As his cross-examination continues, Vojislav Seselj labels all his old statements read out to him by the prosecutor as “exagerated”, “fabrications”, “patently false”, designed to “provoke” or “make people laugh”

Vojislav Seselj testifying in defense of Slobodan MilosevicVojislav Seselj testifying in defense of Slobodan Milosevic

After he described Seselj as a “dangerous, evil man and a liar”, prosecutor Geoffrey Nice put several other claims to him today. He said that Milosevic used him “to carry out his dirty jobs” and that he was a “lethal weapon” allowed by the regime to “incite violence with hate speech” because it was “in the interests of the accused” at the time.

Vojislav Seselj denied all the claims made by the prosecutor. He said he had “never done any dirty jobs for Milosevic but was merely presenting the truth, historical and current” and that he had never “incited to crimes.” He also claims that the prosecutor has no evidence to corroborate his allegations.

The prosecutor contends, however, that the evidence of the role that Seselj played are contained in his collected works, in several dozen books that contain everything the leader of the Serbian Radicals has said in his public appearances in the last ten years. Seselj, who has given his collected works to the prosecution himself, insists that everything that is printed there must be read and interpreted “in the context” of Serb political scene and political tradition and the “fierce propaganda war” he and his party waged against Milosevic’s regime in some periods.

He claims that, when interpreted in that “context”, all of the statements are “exagerated”, “fabrications”, “patently false”, made to “provoke” or “make people laugh.” When for instance he spoke some ten years ago about the credit Milosevic had to be given for his role in the arming of the volunteers of the Serbian Radical Party (SRS), Seselj says that he “gave credit” to the former Serbian president “for all those things that the federal government and the JNA were doing – and he had no control over them.” Praise for Milosevic for helping the Serbs across the Drina river were, as Seselj says today, “a personification by which Milosevic was given credit for the actions of all the Serbian and FRY authorities.”

The judges could not understand how such “personifications” and giving credit to Milosevic could harm the accused at the time, but Seselj insisted that he was doing that to impeach the then Serbian president because of his “overly constructive attitude towards the international community.”

Seselj now claims that all his statements about the ties between SRS volunteers and the Serbian state security service, Red Berets, Franko Simatovic and others served the same end – to impeach Milosevic. Those statements were also “exagerated”, “fabrications” or “false”, because the SRS volunteers were controlled by the JNA and not by the police which he said was not active on the other bank of the Drina and Danube rivers. The exception is the involvement of individuals such as Simatovic or Badza who were there as volunteers.

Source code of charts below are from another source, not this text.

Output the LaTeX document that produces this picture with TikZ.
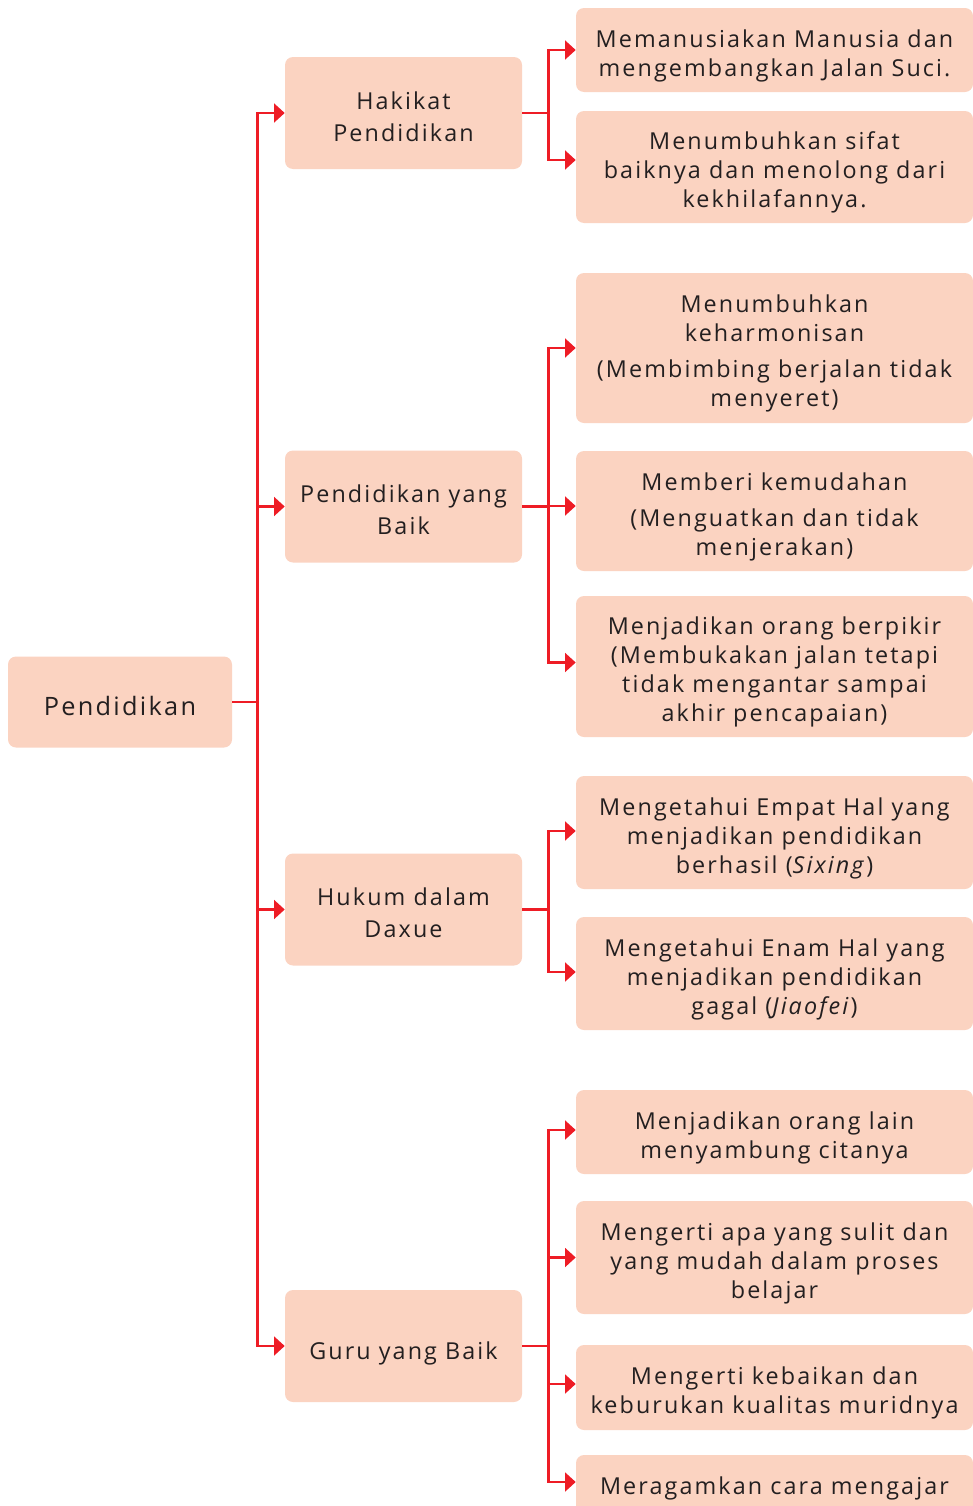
\documentclass[tikz,border=0pt]{standalone}
\usepackage{fontspec}
\setmainfont[LetterSpace=9]{Open Sans}
\usepackage{xcolor}
\usetikzlibrary{arrows.meta}
\definecolor{peach}{HTML}{FBD3C1}
\definecolor{mapred}{HTML}{EE1C25}
\definecolor{ink}{HTML}{231F20}
\begin{document}
\begin{tikzpicture}[x=0.75pt,y=-0.75pt,
  box/.style={fill=peach,rounded corners=6pt,inner sep=0pt},
  txt/.style={align=center,inner sep=0pt,text=ink,font=\fontsize{17.5}{21.75}\selectfont},
  leaftxt/.style={txt,yshift=-4.2pt},
  midtxt/.style={txt,font=\fontsize{17.5}{24}\selectfont,yshift=-2.6pt},
  roottxt/.style={txt,font=\fontsize{19}{24}\selectfont,yshift=-3pt},
  rootbox/.style={box,minimum width=168pt,minimum height=68.25pt},
  midbox/.style={box,minimum width=177.75pt,minimum height=84pt},
  leafbox/.style={box,minimum width=297.75pt},
  mid/.style={midbox,label={[midtxt]center:{#1}}},
  leaf/.style={leafbox,label={[leaftxt]center:{#1}}},
  link/.style={draw=mapred,line width=2pt,-{Triangle[length=8pt,width=14pt]}}]
\clip (0,0) rectangle (973,1506);
\node[rootbox,label={[roottxt]center:Pendidikan}] (root) at (120,702) {};
\node[mid={Hakikat\\Pendidikan}] (hakikat) at (403.5,113) {};
\node[mid={Pendidikan yang\\Baik}] (baik) at (403.5,506.5) {};
\node[mid={Hukum dalam\\Daxue}] (hukum) at (403.5,909.5) {};
\node[midbox,label={[midtxt,yshift=-2.6pt]center:Guru yang Baik}] (guru) at (403.5,1346) {};
\node[leaf={Memanusiakan Manusia dan\\mengembangkan Jalan Suci.},minimum height=63pt] (h1) at (774.5,50) {};
\node[leaf={Menumbuhkan sifat\\baiknya dan menolong dari\\kekhilafannya.},minimum height=84pt] (h2) at (774.5,167) {};
\node[leaf={Menumbuhkan\\keharmonisan\\[5pt](Membimbing berjalan tidak\\menyeret)},minimum height=112.5pt] (b1) at (774.5,348) {};
\node[leaf={Memberi kemudahan\\[5pt](Menguatkan dan tidak\\menjerakan)},minimum height=90pt] (b2) at (774.5,511) {};
\node[leaf={Menjadikan orang berpikir\\(Membukakan jalan tetapi\\tidak mengantar sampai\\akhir pencapaian)},minimum height=105.75pt] (b3) at (774.5,666.5) {};
\node[leaf={Mengetahui Empat Hal yang\\menjadikan pendidikan\\berhasil (\textit{Sixing})},minimum height=84.75pt] (d1) at (774.5,832.5) {};
\node[leaf={Mengetahui Enam Hal yang\\menjadikan pendidikan\\gagal (\textit{Jiaofei})},minimum height=84.75pt] (d2) at (774.5,973.5) {};
\node[leaf={Menjadikan orang lain\\menyambung citanya},minimum height=63pt] (g1) at (774.5,1132) {};
\node[leaf={Mengerti apa yang sulit dan\\yang mudah dalam proses\\belajar},minimum height=84.75pt] (g2) at (774.5,1257.5) {};
\node[leaf={Mengerti kebaikan dan\\keburukan kualitas muridnya},minimum height=63.75pt] (g3) at (774.5,1387.5) {};
\node[leafbox,minimum height=49.5pt,label={[txt]center:Meragamkan cara mengajar}] (g4) at (774.5,1488) {};
\foreach \t in {hakikat,baik,hukum,guru}
  \draw[link] (root.east) -- ++(25,0) |- (\t.west);
\foreach \t/\dy in {h1/0,h2/7}
  \draw[link] (hakikat.east) -- ++(26,0) |- ([yshift=\dy*0.75pt]\t.west);
\foreach \t/\dy in {b1/0,b2/5,b3/4}
  \draw[link] (baik.east) -- ++(26,0) |- ([yshift=\dy*0.75pt]\t.west);
\foreach \t/\dy in {d1/1.5,d2/1.5}
  \draw[link] (hukum.east) -- ++(26,0) |- ([yshift=\dy*0.75pt]\t.west);
\foreach \t/\dy in {g1/2,g2/0,g3/3.5,g4/6}
  \draw[link] (guru.east) -- ++(26,0) |- ([yshift=\dy*0.75pt]\t.west);
\end{tikzpicture}
\end{document}
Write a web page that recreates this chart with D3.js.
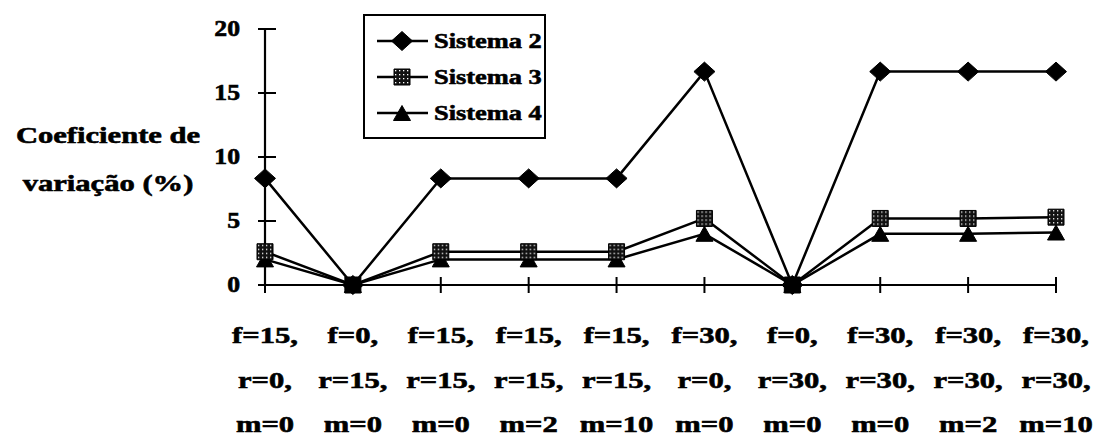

The prosecutor quoted from a speech in which Seselj says that the public was not aware that the SRS volunteers had fought across the Drina and Danube rivers, side by side with the special police units,” and in which he showed a “Letter of Appreciation” given to Chetnik leader Vakic for his valiant efforts in the fighting in Skelani by Franko Simatovic. The court was shown a copy of the Letter of Appreciation – published in the SRS weekly Velika Srbija – but Seselj now claims it is a forgery done by “someone from the party”, again to discredit Milosevic – that despite the fact that he is not mentioned anywhere at all.

Seselj’s admission that he “exagerated, fabricated and lied” in the context of Serbian political tradition and propaganda war could, as Judge Robinson noted, cast “a shadow on his testimony up to now”. Seselj is unconcerned because, as he said, he “counts on being tried by history”, not by the ICTY judges.